Vortrag vor der EKD-Kommission „Kirche und Judentum“ am 2. März 1995 in Fulda. Gedruckt in: B. Klappert, Miterben der Verheißung. Beiträge zum jüdisch-christlichen Dialog (Neukirchener Beiträge zur Systematischen Theologie 25), Neukirchen-Vluyn 2000, 390-406.
[1] K. Barth: KD IV/3,76.
[2] a.a.O. 1007.
[3] K. Barth: KD IV/1,182.
[4] W. Schrage: „Israel nach dem Fleisch“ (1. Kor 10,18), in: „Wenn nicht jetzt, wann dann?“. Festschrift für H.-J. Kraus zum 65. Geburtstag, hg. von H.-G. Geyer u.a., Neukirchen 1983, 143–151: „’Israel nach dem Fleisch’ impliziert als oppositum darum nicht ein anderes Israel in der Gestalt des neuen Gottesvolkes“ (150), d.h. der Kirche. „Daß Israel nur noch als dunkle Folie der Kirche anzusehen sei, nur noch in seinem Scheitern [R. Bultmann!] für die Christenheit Bedeutung habe oder die ganze Geschichte Israels eine einzige Unheilsgeschichte sein, ist aus 1. Kor 10 gerade nicht zu entnehmen“ (151). „Und es ist kaum zufällig, daß sich der Gegenbegriff [zu Israel kaka sarka, nämlich] ho Israel kata pneuma nicht gebildet hat“ (150). „Auch ‘Israel Gottes’ (Gal 6,16) ist kein Gegenbeweis, denn ... Israel tou theou (ist) weder einfach mit der Kirche zu identifizieren noch ein Kontrastbegriff zu Israel kata sarka“ (144f).
[5] Die These von der Öffnung des niemals gekündigten Israelbundes auch für die Völkerwelt ist exegetisch an Mk 14,24 orientiert: Mein Blut des Bundes (Gottes), das für die umfassende Vielzahl vergossen ist. Die darin implizierte Unterscheidung (keine Hineinnahme der Kirche in das Israelvolk, wohl aber Hineinnahme in die Bundesbeziehung Gottes mit seinem Volk Israel) ist – fast gleichzeitig mit Barth – auch von Leo Baeck: Dieses Volk. Jüdische Existenz I 1955/II 1957 aufgestellt worden: „In einem Bunde, der alle Völker in sich schließt, ihnen allen gilt, steht dieses Volk [Israel] auf Erden“ (I 17; Neuausgabe II 39). Vgl. dazu die Einleitung in die von A.H. Friedlander und mir besorgte Neuausgabe in der Werkausgabe Leo Baeck Bd.
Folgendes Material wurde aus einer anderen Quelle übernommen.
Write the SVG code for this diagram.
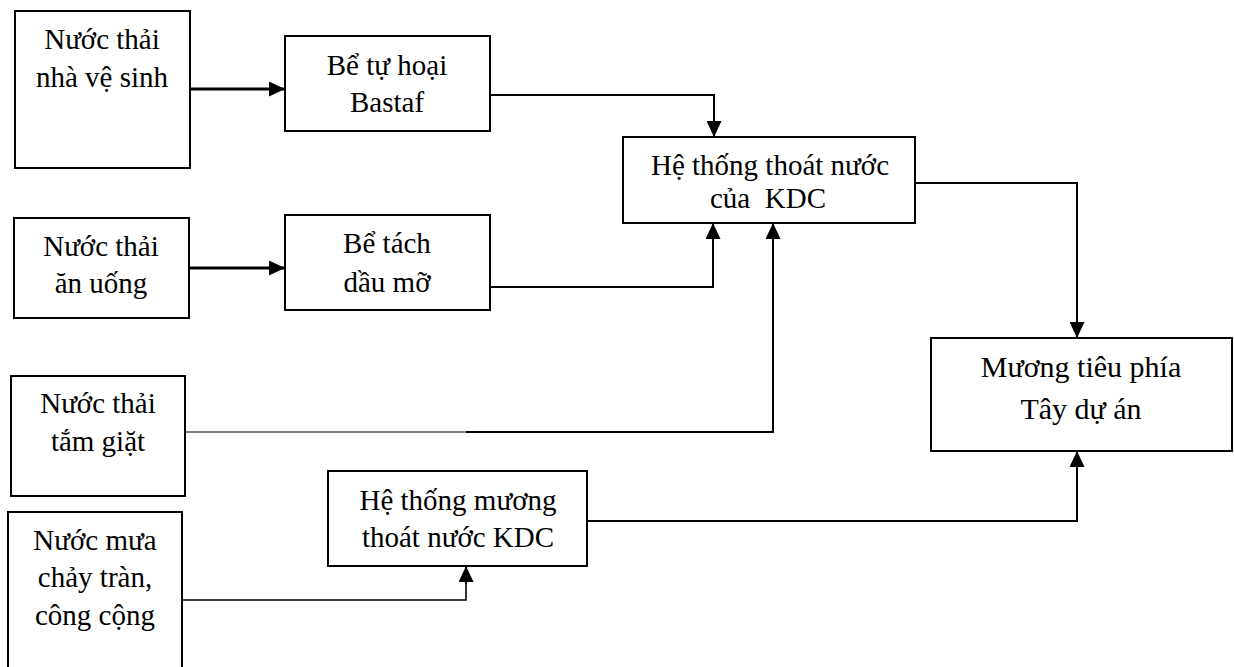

II, Gütersloh 1996. – Vgl. weiter meinen Beitrag: Der Midrasch aus Theresienstadt und das Testament Leo Baecks, in: „Das Leben leise wieder lernen“, FS für A. H. Friedlander, hg. von E.W. Stegemann und M. Marcus, Stuttgart/Berlin/Köln 1997, 93–104. – Diese Unterscheidung ist zuletzt – ohne Rekurs auf Barth – von R. Rendtorff, Jesus Christus zwischen Juden und Christen, EvTh 55/1953, 3–12,8 vertreten und als für die weitere Diskussion wegweisend vorgeschlagen worden.
[6] E. Busch: Unter dem Bogen des einen Bundes. Karl Barth und die Juden 1933–1945, Neukirchen 1996; B. Klappert: Israel und die Kirche in einem Gottesbund? Umstrittenes im jüdisch-christlichen Verhältnis, in: FS E. Busch zum 60. Geburtstag, Wuppertal 1997, 113–132; P. Welten: „Unter dem Bogen des einen Bundes“. Rezeption und Interpretation von Jer 31,31–34, a.a.O. 97–112.